## [AIM OF THE TASK]
Exclude the pictures and return every line exactly as written.
● ● ● ● ●
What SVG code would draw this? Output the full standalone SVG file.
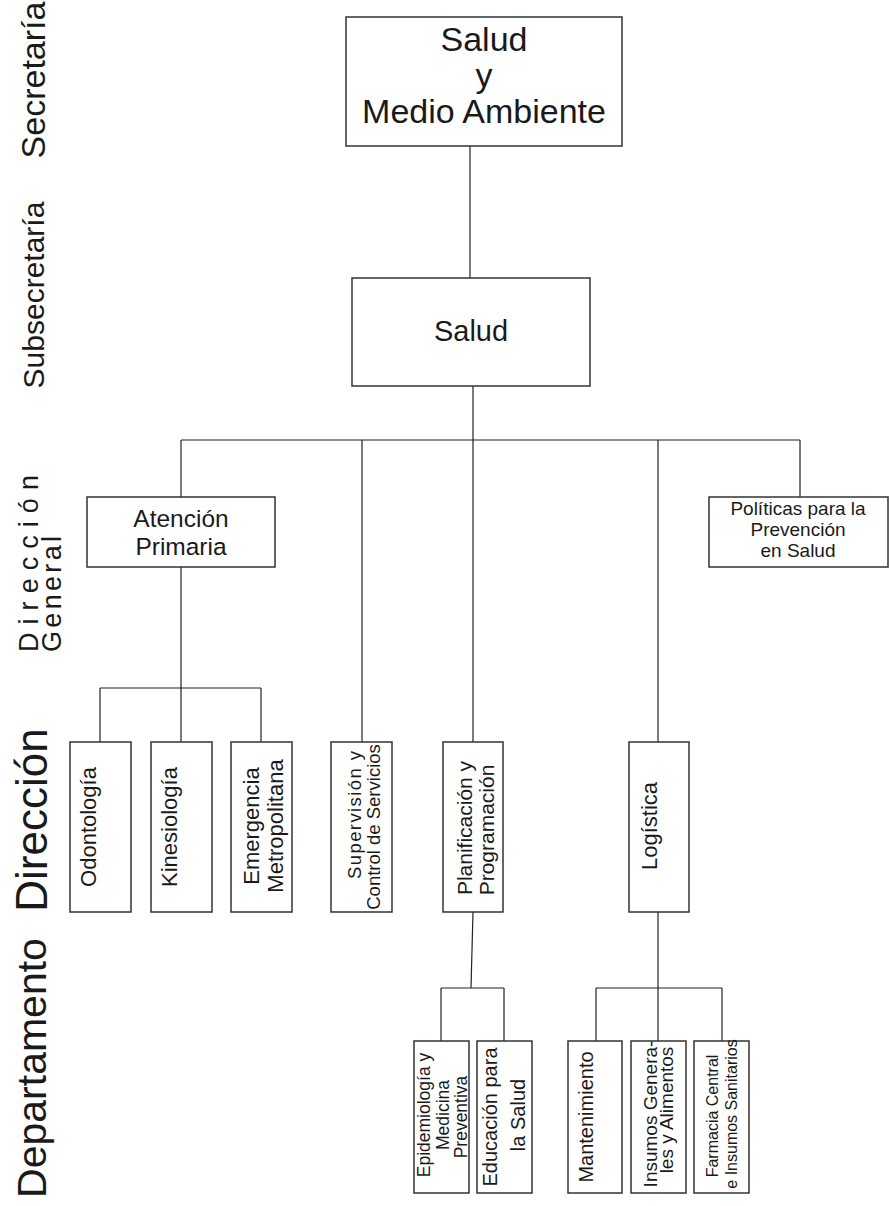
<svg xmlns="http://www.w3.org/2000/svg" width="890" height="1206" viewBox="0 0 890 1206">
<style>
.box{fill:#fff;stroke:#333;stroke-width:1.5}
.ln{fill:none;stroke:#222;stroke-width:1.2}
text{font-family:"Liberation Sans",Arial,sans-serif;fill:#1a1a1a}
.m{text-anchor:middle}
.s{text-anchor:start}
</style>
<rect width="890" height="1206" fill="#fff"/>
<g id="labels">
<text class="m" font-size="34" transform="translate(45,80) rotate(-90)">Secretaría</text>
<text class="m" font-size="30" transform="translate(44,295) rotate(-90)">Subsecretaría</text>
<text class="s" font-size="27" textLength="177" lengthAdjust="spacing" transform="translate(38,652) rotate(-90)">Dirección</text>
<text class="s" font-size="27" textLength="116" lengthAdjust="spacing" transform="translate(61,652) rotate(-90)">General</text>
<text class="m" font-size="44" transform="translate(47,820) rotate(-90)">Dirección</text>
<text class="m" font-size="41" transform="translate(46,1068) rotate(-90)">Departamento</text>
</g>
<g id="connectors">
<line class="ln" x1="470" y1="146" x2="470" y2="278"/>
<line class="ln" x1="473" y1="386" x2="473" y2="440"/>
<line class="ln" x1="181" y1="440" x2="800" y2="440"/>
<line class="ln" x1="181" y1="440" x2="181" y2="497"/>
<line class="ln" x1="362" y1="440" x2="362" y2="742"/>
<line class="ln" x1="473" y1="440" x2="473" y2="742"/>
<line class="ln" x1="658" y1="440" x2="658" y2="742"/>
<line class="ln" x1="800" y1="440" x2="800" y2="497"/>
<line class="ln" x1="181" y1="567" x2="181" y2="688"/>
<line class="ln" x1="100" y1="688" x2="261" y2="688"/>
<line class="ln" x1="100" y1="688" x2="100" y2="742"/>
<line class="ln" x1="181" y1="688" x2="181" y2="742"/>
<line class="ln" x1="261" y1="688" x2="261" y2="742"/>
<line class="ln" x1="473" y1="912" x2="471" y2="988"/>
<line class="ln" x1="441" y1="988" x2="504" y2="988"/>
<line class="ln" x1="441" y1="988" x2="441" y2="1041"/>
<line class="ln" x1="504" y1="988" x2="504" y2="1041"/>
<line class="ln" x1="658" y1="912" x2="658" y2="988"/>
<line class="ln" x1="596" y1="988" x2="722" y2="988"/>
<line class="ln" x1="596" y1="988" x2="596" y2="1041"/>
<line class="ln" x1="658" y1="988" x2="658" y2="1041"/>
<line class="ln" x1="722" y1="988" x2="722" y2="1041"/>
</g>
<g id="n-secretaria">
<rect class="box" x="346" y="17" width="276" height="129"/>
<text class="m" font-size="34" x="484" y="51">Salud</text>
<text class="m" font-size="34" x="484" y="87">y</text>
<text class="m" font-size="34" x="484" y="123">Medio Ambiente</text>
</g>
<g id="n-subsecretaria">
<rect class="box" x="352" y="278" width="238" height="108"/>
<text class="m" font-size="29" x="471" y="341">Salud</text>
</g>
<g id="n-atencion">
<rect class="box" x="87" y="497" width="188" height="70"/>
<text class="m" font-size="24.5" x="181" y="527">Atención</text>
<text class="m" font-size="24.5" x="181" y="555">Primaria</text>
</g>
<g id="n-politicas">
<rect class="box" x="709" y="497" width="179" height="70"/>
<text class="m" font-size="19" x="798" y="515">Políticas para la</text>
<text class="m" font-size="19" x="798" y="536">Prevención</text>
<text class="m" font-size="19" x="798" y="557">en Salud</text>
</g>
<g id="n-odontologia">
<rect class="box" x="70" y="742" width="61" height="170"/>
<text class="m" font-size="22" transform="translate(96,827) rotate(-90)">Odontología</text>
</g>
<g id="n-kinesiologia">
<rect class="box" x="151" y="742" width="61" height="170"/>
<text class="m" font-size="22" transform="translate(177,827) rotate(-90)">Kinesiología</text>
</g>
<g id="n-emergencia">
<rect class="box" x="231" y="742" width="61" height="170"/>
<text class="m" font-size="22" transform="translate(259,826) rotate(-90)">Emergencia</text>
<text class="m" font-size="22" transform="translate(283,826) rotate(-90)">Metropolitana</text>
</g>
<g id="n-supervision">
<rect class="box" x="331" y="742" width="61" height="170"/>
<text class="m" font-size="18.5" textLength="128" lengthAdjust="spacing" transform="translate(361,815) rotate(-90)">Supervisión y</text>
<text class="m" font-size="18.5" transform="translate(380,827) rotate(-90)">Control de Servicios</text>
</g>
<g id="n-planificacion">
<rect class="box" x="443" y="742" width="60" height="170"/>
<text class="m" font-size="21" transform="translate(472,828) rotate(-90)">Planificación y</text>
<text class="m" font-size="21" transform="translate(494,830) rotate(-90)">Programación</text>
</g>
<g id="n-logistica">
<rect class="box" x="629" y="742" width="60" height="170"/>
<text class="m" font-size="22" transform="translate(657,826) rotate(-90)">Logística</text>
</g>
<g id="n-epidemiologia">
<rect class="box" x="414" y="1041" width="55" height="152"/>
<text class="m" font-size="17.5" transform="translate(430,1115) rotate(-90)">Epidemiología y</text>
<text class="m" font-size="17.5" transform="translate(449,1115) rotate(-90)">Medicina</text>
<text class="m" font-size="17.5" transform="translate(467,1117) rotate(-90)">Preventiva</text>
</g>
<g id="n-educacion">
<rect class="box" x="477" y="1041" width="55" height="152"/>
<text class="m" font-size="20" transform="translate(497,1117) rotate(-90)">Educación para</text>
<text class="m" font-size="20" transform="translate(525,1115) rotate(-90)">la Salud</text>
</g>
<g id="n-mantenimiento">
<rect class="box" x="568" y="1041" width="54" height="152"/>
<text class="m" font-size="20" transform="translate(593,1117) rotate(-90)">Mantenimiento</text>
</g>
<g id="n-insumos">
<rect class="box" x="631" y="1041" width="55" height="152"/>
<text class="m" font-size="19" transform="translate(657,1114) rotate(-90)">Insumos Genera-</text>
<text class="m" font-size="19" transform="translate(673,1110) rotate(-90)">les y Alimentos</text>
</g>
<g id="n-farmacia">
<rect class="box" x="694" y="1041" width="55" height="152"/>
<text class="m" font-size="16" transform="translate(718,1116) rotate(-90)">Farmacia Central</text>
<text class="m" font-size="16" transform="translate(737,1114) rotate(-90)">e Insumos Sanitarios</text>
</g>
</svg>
● ● ● ● ●
## [SOLUTION TO THIS PROBLEM]
What SVG code would draw this? Output the full standalone SVG file.
<svg xmlns="http://www.w3.org/2000/svg" width="890" height="1206" viewBox="0 0 890 1206">
<style>
.box{fill:#fff;stroke:#333;stroke-width:1.5}
.ln{fill:none;stroke:#222;stroke-width:1.2}
text{font-family:"Liberation Sans",Arial,sans-serif;fill:#1a1a1a}
.m{text-anchor:middle}
.s{text-anchor:start}
</style>
<rect width="890" height="1206" fill="#fff"/>
<g id="labels">
<text class="m" font-size="34" transform="translate(45,80) rotate(-90)">Secretaría</text>
<text class="m" font-size="30" transform="translate(44,295) rotate(-90)">Subsecretaría</text>
<text class="s" font-size="27" textLength="177" lengthAdjust="spacing" transform="translate(38,652) rotate(-90)">Dirección</text>
<text class="s" font-size="27" textLength="116" lengthAdjust="spacing" transform="translate(61,652) rotate(-90)">General</text>
<text class="m" font-size="44" transform="translate(47,820) rotate(-90)">Dirección</text>
<text class="m" font-size="41" transform="translate(46,1068) rotate(-90)">Departamento</text>
</g>
<g id="connectors">
<line class="ln" x1="470" y1="146" x2="470" y2="278"/>
<line class="ln" x1="473" y1="386" x2="473" y2="440"/>
<line class="ln" x1="181" y1="440" x2="800" y2="440"/>
<line class="ln" x1="181" y1="440" x2="181" y2="497"/>
<line class="ln" x1="362" y1="440" x2="362" y2="742"/>
<line class="ln" x1="473" y1="440" x2="473" y2="742"/>
<line class="ln" x1="658" y1="440" x2="658" y2="742"/>
<line class="ln" x1="800" y1="440" x2="800" y2="497"/>
<line class="ln" x1="181" y1="567" x2="181" y2="688"/>
<line class="ln" x1="100" y1="688" x2="261" y2="688"/>
<line class="ln" x1="100" y1="688" x2="100" y2="742"/>
<line class="ln" x1="181" y1="688" x2="181" y2="742"/>
<line class="ln" x1="261" y1="688" x2="261" y2="742"/>
<line class="ln" x1="473" y1="912" x2="471" y2="988"/>
<line class="ln" x1="441" y1="988" x2="504" y2="988"/>
<line class="ln" x1="441" y1="988" x2="441" y2="1041"/>
<line class="ln" x1="504" y1="988" x2="504" y2="1041"/>
<line class="ln" x1="658" y1="912" x2="658" y2="988"/>
<line class="ln" x1="596" y1="988" x2="722" y2="988"/>
<line class="ln" x1="596" y1="988" x2="596" y2="1041"/>
<line class="ln" x1="658" y1="988" x2="658" y2="1041"/>
<line class="ln" x1="722" y1="988" x2="722" y2="1041"/>
</g>
<g id="n-secretaria">
<rect class="box" x="346" y="17" width="276" height="129"/>
<text class="m" font-size="34" x="484" y="51">Salud</text>
<text class="m" font-size="34" x="484" y="87">y</text>
<text class="m" font-size="34" x="484" y="123">Medio Ambiente</text>
</g>
<g id="n-subsecretaria">
<rect class="box" x="352" y="278" width="238" height="108"/>
<text class="m" font-size="29" x="471" y="341">Salud</text>
</g>
<g id="n-atencion">
<rect class="box" x="87" y="497" width="188" height="70"/>
<text class="m" font-size="24.5" x="181" y="527">Atención</text>
<text class="m" font-size="24.5" x="181" y="555">Primaria</text>
</g>
<g id="n-politicas">
<rect class="box" x="709" y="497" width="179" height="70"/>
<text class="m" font-size="19" x="798" y="515">Políticas para la</text>
<text class="m" font-size="19" x="798" y="536">Prevención</text>
<text class="m" font-size="19" x="798" y="557">en Salud</text>
</g>
<g id="n-odontologia">
<rect class="box" x="70" y="742" width="61" height="170"/>
<text class="m" font-size="22" transform="translate(96,827) rotate(-90)">Odontología</text>
</g>
<g id="n-kinesiologia">
<rect class="box" x="151" y="742" width="61" height="170"/>
<text class="m" font-size="22" transform="translate(177,827) rotate(-90)">Kinesiología</text>
</g>
<g id="n-emergencia">
<rect class="box" x="231" y="742" width="61" height="170"/>
<text class="m" font-size="22" transform="translate(259,826) rotate(-90)">Emergencia</text>
<text class="m" font-size="22" transform="translate(283,826) rotate(-90)">Metropolitana</text>
</g>
<g id="n-supervision">
<rect class="box" x="331" y="742" width="61" height="170"/>
<text class="m" font-size="18.5" textLength="128" lengthAdjust="spacing" transform="translate(361,815) rotate(-90)">Supervisión y</text>
<text class="m" font-size="18.5" transform="translate(380,827) rotate(-90)">Control de Servicios</text>
</g>
<g id="n-planificacion">
<rect class="box" x="443" y="742" width="60" height="170"/>
<text class="m" font-size="21" transform="translate(472,828) rotate(-90)">Planificación y</text>
<text class="m" font-size="21" transform="translate(494,830) rotate(-90)">Programación</text>
</g>
<g id="n-logistica">
<rect class="box" x="629" y="742" width="60" height="170"/>
<text class="m" font-size="22" transform="translate(657,826) rotate(-90)">Logística</text>
</g>
<g id="n-epidemiologia">
<rect class="box" x="414" y="1041" width="55" height="152"/>
<text class="m" font-size="17.5" transform="translate(430,1115) rotate(-90)">Epidemiología y</text>
<text class="m" font-size="17.5" transform="translate(449,1115) rotate(-90)">Medicina</text>
<text class="m" font-size="17.5" transform="translate(467,1117) rotate(-90)">Preventiva</text>
</g>
<g id="n-educacion">
<rect class="box" x="477" y="1041" width="55" height="152"/>
<text class="m" font-size="20" transform="translate(497,1117) rotate(-90)">Educación para</text>
<text class="m" font-size="20" transform="translate(525,1115) rotate(-90)">la Salud</text>
</g>
<g id="n-mantenimiento">
<rect class="box" x="568" y="1041" width="54" height="152"/>
<text class="m" font-size="20" transform="translate(593,1117) rotate(-90)">Mantenimiento</text>
</g>
<g id="n-insumos">
<rect class="box" x="631" y="1041" width="55" height="152"/>
<text class="m" font-size="19" transform="translate(657,1114) rotate(-90)">Insumos Genera-</text>
<text class="m" font-size="19" transform="translate(673,1110) rotate(-90)">les y Alimentos</text>
</g>
<g id="n-farmacia">
<rect class="box" x="694" y="1041" width="55" height="152"/>
<text class="m" font-size="16" transform="translate(718,1116) rotate(-90)">Farmacia Central</text>
<text class="m" font-size="16" transform="translate(737,1114) rotate(-90)">e Insumos Sanitarios</text>
</g>
</svg>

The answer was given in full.